> [Dataset records]
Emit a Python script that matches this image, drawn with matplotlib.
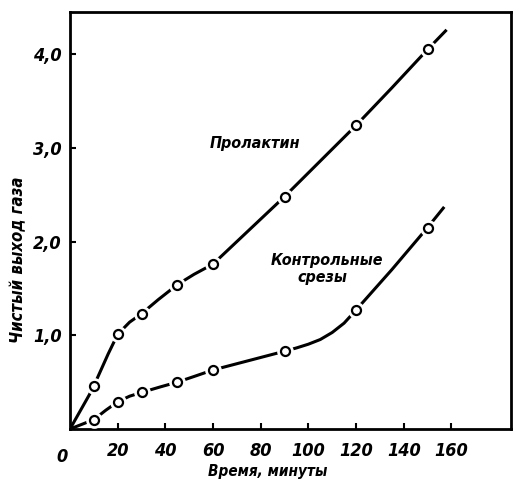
==
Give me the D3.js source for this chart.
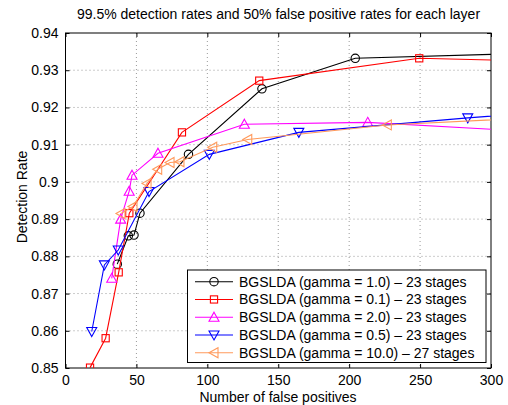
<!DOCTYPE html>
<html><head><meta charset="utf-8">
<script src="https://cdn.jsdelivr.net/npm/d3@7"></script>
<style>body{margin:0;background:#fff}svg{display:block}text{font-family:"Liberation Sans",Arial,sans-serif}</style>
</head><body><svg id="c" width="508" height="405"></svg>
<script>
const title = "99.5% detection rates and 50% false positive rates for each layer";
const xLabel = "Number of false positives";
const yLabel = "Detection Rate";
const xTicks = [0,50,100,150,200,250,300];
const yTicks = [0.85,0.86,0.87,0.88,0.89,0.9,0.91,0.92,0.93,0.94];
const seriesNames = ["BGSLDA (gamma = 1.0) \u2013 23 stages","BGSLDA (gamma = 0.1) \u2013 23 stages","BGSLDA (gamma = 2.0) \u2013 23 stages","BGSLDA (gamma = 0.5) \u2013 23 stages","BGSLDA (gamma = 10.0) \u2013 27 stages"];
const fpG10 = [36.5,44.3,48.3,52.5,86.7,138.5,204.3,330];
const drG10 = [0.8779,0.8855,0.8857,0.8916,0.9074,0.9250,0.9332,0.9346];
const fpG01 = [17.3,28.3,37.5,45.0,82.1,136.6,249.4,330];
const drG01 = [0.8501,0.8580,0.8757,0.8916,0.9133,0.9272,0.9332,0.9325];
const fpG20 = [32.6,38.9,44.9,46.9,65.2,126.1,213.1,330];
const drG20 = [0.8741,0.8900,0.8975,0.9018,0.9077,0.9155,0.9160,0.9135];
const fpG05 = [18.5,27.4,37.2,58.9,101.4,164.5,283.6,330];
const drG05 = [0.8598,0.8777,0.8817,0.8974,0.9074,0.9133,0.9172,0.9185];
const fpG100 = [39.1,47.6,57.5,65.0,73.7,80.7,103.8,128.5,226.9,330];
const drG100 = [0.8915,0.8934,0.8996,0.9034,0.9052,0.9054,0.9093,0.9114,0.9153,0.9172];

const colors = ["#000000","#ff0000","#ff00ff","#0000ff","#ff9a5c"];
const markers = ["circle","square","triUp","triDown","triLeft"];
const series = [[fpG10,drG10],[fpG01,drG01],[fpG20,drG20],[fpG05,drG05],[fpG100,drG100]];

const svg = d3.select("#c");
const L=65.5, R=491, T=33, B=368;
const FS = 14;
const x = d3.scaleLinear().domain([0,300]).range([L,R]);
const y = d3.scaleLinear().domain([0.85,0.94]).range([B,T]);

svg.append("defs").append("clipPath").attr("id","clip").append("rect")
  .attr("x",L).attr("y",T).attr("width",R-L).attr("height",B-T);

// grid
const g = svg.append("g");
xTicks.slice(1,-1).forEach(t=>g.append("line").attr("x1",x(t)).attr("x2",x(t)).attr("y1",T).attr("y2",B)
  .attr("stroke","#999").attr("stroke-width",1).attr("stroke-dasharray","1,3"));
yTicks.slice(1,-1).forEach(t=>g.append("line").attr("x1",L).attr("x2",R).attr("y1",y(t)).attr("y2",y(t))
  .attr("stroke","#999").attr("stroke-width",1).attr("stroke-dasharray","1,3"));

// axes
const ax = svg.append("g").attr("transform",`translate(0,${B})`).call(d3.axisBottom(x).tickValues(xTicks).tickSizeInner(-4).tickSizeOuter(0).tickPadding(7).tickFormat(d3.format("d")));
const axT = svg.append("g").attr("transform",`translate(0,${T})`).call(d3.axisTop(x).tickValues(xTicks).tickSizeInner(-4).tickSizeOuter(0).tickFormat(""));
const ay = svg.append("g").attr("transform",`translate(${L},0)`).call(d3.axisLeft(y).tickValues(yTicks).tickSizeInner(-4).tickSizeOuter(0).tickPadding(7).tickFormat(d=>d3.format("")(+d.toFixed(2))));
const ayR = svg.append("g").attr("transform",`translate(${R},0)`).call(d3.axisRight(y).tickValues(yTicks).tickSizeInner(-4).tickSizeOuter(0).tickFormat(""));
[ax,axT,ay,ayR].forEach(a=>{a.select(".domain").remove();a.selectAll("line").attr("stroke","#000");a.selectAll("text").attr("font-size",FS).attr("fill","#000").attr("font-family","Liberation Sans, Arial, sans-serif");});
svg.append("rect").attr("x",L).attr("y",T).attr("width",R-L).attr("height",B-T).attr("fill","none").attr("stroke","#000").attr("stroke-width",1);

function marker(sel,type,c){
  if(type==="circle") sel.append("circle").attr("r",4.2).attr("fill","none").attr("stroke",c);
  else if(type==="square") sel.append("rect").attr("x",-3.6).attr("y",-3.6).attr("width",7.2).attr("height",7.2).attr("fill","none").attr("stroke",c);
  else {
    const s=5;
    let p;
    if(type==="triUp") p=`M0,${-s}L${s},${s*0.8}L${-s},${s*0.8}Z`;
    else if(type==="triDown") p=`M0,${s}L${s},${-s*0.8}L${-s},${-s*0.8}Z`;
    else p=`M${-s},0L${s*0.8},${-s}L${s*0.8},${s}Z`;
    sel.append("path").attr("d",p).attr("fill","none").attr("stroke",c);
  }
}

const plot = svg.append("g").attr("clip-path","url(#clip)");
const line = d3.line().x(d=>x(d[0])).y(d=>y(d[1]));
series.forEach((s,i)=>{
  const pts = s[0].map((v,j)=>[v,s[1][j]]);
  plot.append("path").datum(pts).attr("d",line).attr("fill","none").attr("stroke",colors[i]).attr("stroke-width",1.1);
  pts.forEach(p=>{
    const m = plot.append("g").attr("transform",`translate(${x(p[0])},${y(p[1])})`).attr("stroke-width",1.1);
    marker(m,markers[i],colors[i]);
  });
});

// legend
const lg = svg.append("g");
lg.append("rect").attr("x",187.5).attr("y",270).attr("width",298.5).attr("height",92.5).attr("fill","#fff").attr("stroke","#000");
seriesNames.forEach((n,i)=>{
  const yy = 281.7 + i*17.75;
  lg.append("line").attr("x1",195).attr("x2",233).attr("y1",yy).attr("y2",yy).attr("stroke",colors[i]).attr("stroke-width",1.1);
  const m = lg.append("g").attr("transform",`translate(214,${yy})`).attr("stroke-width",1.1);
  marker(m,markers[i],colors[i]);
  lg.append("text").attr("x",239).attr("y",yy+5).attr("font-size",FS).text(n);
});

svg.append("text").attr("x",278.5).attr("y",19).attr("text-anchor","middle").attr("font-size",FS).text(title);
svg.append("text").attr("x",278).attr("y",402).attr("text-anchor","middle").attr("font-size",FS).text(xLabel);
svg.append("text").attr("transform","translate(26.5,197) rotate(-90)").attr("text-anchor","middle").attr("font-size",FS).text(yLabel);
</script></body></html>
---
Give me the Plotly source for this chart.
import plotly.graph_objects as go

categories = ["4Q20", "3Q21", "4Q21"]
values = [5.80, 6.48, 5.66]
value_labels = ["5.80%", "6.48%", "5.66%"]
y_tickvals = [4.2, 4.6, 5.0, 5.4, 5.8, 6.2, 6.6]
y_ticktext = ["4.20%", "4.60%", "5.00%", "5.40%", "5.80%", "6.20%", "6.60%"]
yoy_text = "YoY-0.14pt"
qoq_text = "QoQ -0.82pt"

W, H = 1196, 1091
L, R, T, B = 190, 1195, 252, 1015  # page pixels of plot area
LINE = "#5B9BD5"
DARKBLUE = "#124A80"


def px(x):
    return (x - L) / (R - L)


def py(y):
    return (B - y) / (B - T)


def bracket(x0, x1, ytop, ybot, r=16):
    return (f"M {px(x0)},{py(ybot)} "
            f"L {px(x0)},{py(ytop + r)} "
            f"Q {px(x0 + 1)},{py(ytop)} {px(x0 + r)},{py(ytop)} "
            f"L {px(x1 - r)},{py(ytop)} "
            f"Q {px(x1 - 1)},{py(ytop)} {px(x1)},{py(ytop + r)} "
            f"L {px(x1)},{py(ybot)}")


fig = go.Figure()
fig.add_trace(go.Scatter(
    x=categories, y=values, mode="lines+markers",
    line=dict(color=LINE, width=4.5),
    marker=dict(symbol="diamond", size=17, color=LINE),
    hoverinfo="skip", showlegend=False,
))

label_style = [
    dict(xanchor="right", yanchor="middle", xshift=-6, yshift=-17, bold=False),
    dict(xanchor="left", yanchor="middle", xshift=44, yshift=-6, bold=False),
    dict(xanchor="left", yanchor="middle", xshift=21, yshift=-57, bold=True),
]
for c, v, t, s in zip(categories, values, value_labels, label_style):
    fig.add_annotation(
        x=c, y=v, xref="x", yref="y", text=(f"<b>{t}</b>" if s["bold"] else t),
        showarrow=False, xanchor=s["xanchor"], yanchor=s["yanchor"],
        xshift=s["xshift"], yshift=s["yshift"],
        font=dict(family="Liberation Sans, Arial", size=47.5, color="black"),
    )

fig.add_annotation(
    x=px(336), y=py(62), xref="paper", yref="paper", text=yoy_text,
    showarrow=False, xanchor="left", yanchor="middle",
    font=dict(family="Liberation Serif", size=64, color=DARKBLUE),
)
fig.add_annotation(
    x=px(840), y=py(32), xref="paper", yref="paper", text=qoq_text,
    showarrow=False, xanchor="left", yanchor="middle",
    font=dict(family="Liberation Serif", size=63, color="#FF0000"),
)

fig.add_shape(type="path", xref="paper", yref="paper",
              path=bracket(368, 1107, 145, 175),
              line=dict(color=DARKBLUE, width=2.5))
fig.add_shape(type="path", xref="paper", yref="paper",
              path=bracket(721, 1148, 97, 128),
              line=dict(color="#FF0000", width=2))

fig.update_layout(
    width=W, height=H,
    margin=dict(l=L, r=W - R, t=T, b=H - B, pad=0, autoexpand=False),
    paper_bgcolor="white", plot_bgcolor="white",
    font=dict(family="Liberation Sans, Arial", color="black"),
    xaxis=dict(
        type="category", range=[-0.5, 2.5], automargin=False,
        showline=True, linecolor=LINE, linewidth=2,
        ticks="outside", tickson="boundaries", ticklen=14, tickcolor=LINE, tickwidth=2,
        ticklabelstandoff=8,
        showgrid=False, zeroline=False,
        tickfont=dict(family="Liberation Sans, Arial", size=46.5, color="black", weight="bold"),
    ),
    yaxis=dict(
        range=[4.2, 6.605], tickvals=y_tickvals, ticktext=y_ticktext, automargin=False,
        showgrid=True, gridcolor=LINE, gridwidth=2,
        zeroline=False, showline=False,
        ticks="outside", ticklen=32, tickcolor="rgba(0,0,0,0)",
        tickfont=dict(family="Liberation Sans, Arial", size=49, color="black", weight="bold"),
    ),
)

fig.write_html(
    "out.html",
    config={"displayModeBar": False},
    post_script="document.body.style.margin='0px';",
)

> [What the exercise asks] Exactly the lines from the one holding "Give me the Plotly source for this chart." through the one holding "import plotly.graph_objects as go" should be printed, ends included.

> [Full output]
Give me the Plotly source for this chart.
import plotly.graph_objects as go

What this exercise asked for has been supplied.